Para repensar a rotina

Por que a rotina é importante para as crianças?

Saber quais serão as tarefas do dia, aprender a se situar no tempo, manter o reloginho biológico: ter rotina ajuda em tudo isso e diminui a ansiedade durante o isolamento

Criar uma rotina de atividades e estabelecer horários é uma forma dos pequenos se organizarem e autorregularem. Ilustração: Nathalia Takeyama/NOVA ESCOLA

As crianças também percebem que algo diferente está acontecendo. Em virtude da pandemia da Covid-19, elas não estão indo à creche e não tem contato com familiares fora de sua residência, o que muda muito seu dia a dia. Clarissa Pereira, coordenadora pedagógica do Colégio Apoio, de Recife (PE), tem aconselhado as famílias dos pequenos a conversarem com  eles sobre isso, mas cuidando do tom: “É preferível usar o termo protegido e não preso em casa”, diz. “O primeiro passo é esclarecer o que está acontecendo sem minimizar a doença, mas também sem aumentar o medo. Explique [às crianças] que estão seguras em casa e que é preciso construir uma nova rotina para esse novo contexto”. 

Uma rotina traz segurança em um momento de tamanha indefinição como o de uma pandemia mundial.  Definir atividades (acordar, tomar café, brincar, assistir desenho, almoçar, fazer uma atividade escolar, conversar com os avós por videochamada) ajuda a criança a se organizar e se autorregular. “Essa previsibilidade é organizadora de todo o psiquismo da criança, e independe de estarmos ou não na quarentena. A rotina as ajuda a entender como o mundo funciona e a se organizarem emocionalmente para os desafios do dia a dia”, comenta Roberta Tavares Lopez, psicóloga clínica e educacional e terapeuta de crianças, adolescentes e famílias. 

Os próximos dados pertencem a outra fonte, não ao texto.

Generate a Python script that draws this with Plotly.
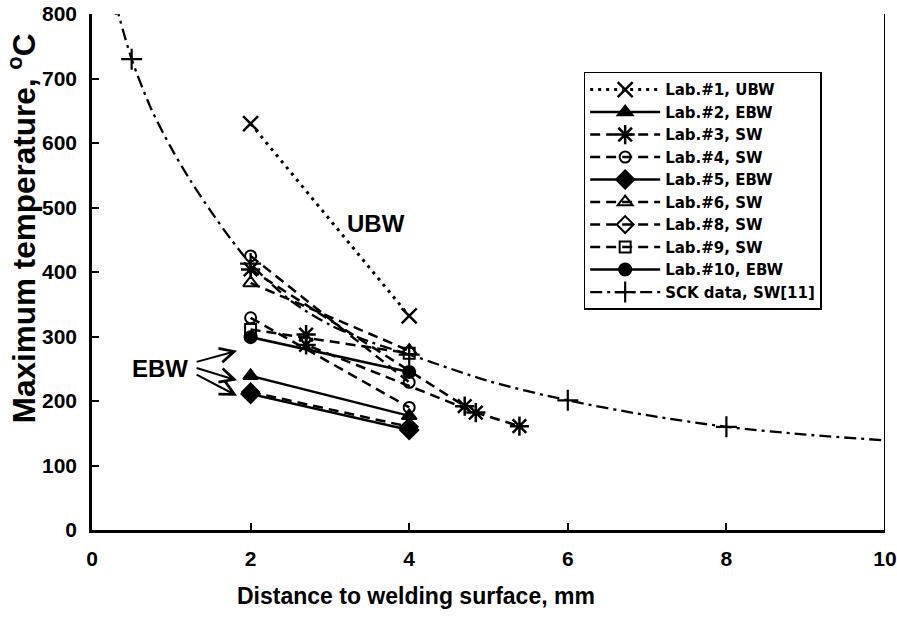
import plotly.graph_objects as go

# Measured maximum temperatures (deg C) versus distance to the welding surface (mm)
lab1_x = [2, 4]
lab1_y = [630, 332]
lab2_x = [2, 4]
lab2_y = [239, 177]
lab3_x = [2, 4.7, None, 2.7, 2.7, 4.84, 5.39]
lab3_y = [404, 192, None, 303, 287, 182, 161]
lab4_x = [2, 4, None, 2, 4]
lab4_y = [425, 229, None, 329, 190]
lab5_x = [2, 4]
lab5_y = [211, 155]
lab6_x = [2, 4]
lab6_y = [383, 278]
lab8_x = [2, 4]
lab8_y = [214, 160]
lab9_x = [2, 4]
lab9_y = [311, 274]
lab10_x = [2, 4]
lab10_y = [299, 245]

# SCK reference data and the curve drawn through them
sck_x = [0.5, 2, 4, 6, 8]
sck_curve_x = [0.3, 0.5, 0.75, 1, 1.25, 1.5, 1.75, 2, 2.5, 3, 3.5, 4, 5, 6, 7, 8, 9, 10]
sck_curve_y = [815, 730, 652, 592, 540, 494, 451, 413, 356, 318, 292, 272, 231, 201, 178, 160, 148, 139]

x_ticks = [0, 2, 4, 6, 8, 10]
y_ticks = [0, 100, 200, 300, 400, 500, 600, 700, 800]

FONT = "Liberation Sans, Arial, sans-serif"
LEGEND_FONT = "DejaVu Sans, Verdana, sans-serif"
DASH = "10px,6px"
BLACK = "black"

fig = go.Figure()


def add_series(name, xs, ys, symbol, size, dash, width=2.5, line_w=2):
    fig.add_trace(go.Scatter(
        x=xs, y=ys, name=name, mode="lines+markers",
        line=dict(color=BLACK, width=width, dash=dash),
        marker=dict(symbol=symbol, size=size, color=BLACK,
                    line=dict(color=BLACK, width=line_w)),
        connectgaps=False,
    ))


add_series("Lab.#1, UBW", lab1_x, lab1_y, "x-thin", 15, "3px,5px", width=3, line_w=2.5)
add_series("Lab.#2, EBW", lab2_x, lab2_y, "triangle-up", 13, "solid")
add_series("Lab.#3, SW", lab3_x, lab3_y, "asterisk", 16, DASH, line_w=2.5)
add_series("Lab.#4, SW", lab4_x, lab4_y, "circle-open", 11, DASH)
add_series("Lab.#5, EBW", lab5_x, lab5_y, "diamond", 14, "solid")
add_series("Lab.#6, SW", lab6_x, lab6_y, "triangle-up-open", 13, DASH)
add_series("Lab.#8, SW", lab8_x, lab8_y, "diamond-open", 13, DASH)
add_series("Lab.#9, SW", lab9_x, lab9_y, "square-open", 11, DASH)
add_series("Lab.#10, EBW", lab10_x, lab10_y, "circle", 12, "solid")

# Markers only on the measured SCK points; the first (off-scale) point keeps
# the legend symbol black.
sck_colors = [BLACK if (i == 0 or x in sck_x) else "rgba(0,0,0,0)"
              for i, x in enumerate(sck_curve_x)]
fig.add_trace(go.Scatter(
    x=sck_curve_x, y=sck_curve_y, name="SCK data, SW[11]", mode="lines+markers",
    line=dict(color=BLACK, width=2.3, dash="12px,5px,3px,5px", shape="spline", smoothing=0.8),
    marker=dict(symbol="cross-thin", size=15, color=sck_colors,
                line=dict(color=sck_colors, width=2.2)),
))

bold = dict(family=FONT, color=BLACK, weight="bold")
annotations = [
    dict(x=3.58, y=475, text="UBW", showarrow=False, font=dict(size=24, **bold)),
    dict(x=0.86, y=250, text="EBW", showarrow=False, font=dict(size=24, **bold)),
    # axis titles
    dict(x=0.409, y=-0.128, xref="paper", yref="paper", showarrow=False,
         text="Distance to welding surface, mm", xanchor="center", yanchor="middle",
         font=dict(size=23, **bold)),
    dict(x=-0.088, y=0.585, xref="paper", yref="paper", showarrow=False, textangle=-90,
         text="Maximum temperature, <sup>o</sup>C", xanchor="center", yanchor="middle",
         font=dict(size=31.5, **bold)),
]
# EBW arrows: tails at the label, heads at the EBW points at 2 mm
arrow_tails = [(1.30, 260), (1.30, 252), (1.30, 242)]
arrow_heads = [(1.83, 278), (1.83, 232), (1.83, 208)]
for (tx, ty), (hx, hy) in zip(arrow_tails, arrow_heads):
    annotations.append(dict(
        x=hx, y=hy, ax=tx, ay=ty, xref="x", yref="y", axref="x", ayref="y",
        text="", showarrow=True, arrowhead=5, arrowsize=1.4, arrowwidth=2,
        arrowcolor=BLACK,
    ))

fig.update_layout(
    width=897, height=619,
    margin=dict(l=92, r=12, t=14, b=89, autoexpand=False),
    paper_bgcolor="white", plot_bgcolor="white",
    font=dict(family=FONT, color=BLACK),
    annotations=annotations,
    shapes=[dict(type="line", xref="x", yref="y", x0=10, x1=10, y0=0, y1=800,
                 line=dict(color=BLACK, width=2))],
    legend=dict(
        x=0.62, y=0.888, xanchor="left", yanchor="top",
        bgcolor="white", bordercolor=BLACK, borderwidth=1.5,
        font=dict(size=15, family=LEGEND_FONT, color=BLACK, weight="bold"),
        itemwidth=70, tracegroupgap=0, entrywidth=190, entrywidthmode="pixels",
    ),
    xaxis=dict(
        range=[0, 10], tickvals=x_ticks, ticks="inside", ticklen=7, tickwidth=2,
        tickcolor=BLACK, showline=True, linewidth=2.5, linecolor=BLACK,
        showgrid=False, zeroline=False, ticklabelstandoff=8, ticklabeloverflow="allow",
        automargin=False, tickfont=dict(size=21, **bold),
    ),
    yaxis=dict(
        range=[0, 800], tickvals=y_ticks, ticks="inside", ticklen=7, tickwidth=2,
        tickcolor=BLACK, showline=True, linewidth=2.5, linecolor=BLACK,
        showgrid=False, zeroline=False, ticklabelstandoff=8,
        automargin=False, tickfont=dict(size=21, **bold),
    ),
)

fig.write_html("out.html")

Não saber quais atividades estão previstas pode deixar as crianças mais ansiosas, irritadas e causar a necessidade de perguntar constantemente aos pais o que pode ser feito. Para que elas se adaptem melhor, a família precisa levar em conta a rotina no período anterior ao da quarentena: horário em que acordavam, tempo de sono, quantidade de horas assistindo televisão etc. “Lembre-se que quando a quarentena acabar, o reloginho biológico da criança e seus hábitos precisarão ser regularizados novamente”, diz Clarissa. Portanto, o intuito não é reproduzir os horários e rotina escolares, mas estabelecer bases e limites saudáveis para cada momento. 

As noções de tempo durante o isolamento
Ao ficar muito tempo em um mesmo espaço, é normal que percamos a noção da passagem do tempo. Para as crianças, que ainda estão construindo a percepção de sequência temporal, a dificuldade em distinguir dias, semanas, meses e estações do ano será ainda maior. Recursos visuais ajudam a explicar como o tempo é organizado. Por isso, os pais podem conversar sobre como o tempo é organizado (eles podem contar com os filhos há quantos dias e semanas estão em casa) e fixar um calendário e o mural com a rotina da família em um local de fácil visualização (nesta caixa, você encontra um modelo para enviar às famílias).

Para os adultos, a situação também é nova e inusitada. Muitos estão trabalhando e, mesmo em casa, não estão disponíveis o tempo todo. Eles também precisam estabelecer uma rotina e compartilhá-la com as crianças. E mais: cumprir o que foi proposto é importante para que elas compreendam a importância dos combinados. A psicóloga Roberta Tavares defende que como o momento social é de mudanças, frustrações e perdas, os pais também precisam entender que nem tudo ocorrerá exatamente conforme o combinado e devem se explicar e se desculpar com as crianças quando necessário, além de não se cobrarem muito.

Momentos especiais (ir ao parque, ao cinema, jantar em uma pizzaria) fazem parte da vida e podem ser adaptados para a nova realidade: uma tarde de culinária com receitas da família, um piquenique no quintal ou na sala, a confecção de uma pipa ou a exposição de desenhos e outras obras de arte feitas pela família, por exemplo. “É importante proporcionar momentos para que criem-se memórias afetivas sobre essa quarentena. São elas que formam valores, vínculos e ensinam a lidar com emoções”, explica Roberta. “Daqui a 10 anos, nenhuma criança vai se lembrar do que deveria estar vivendo na escola, mas pode se lembrar desses momentos especiais em casa”.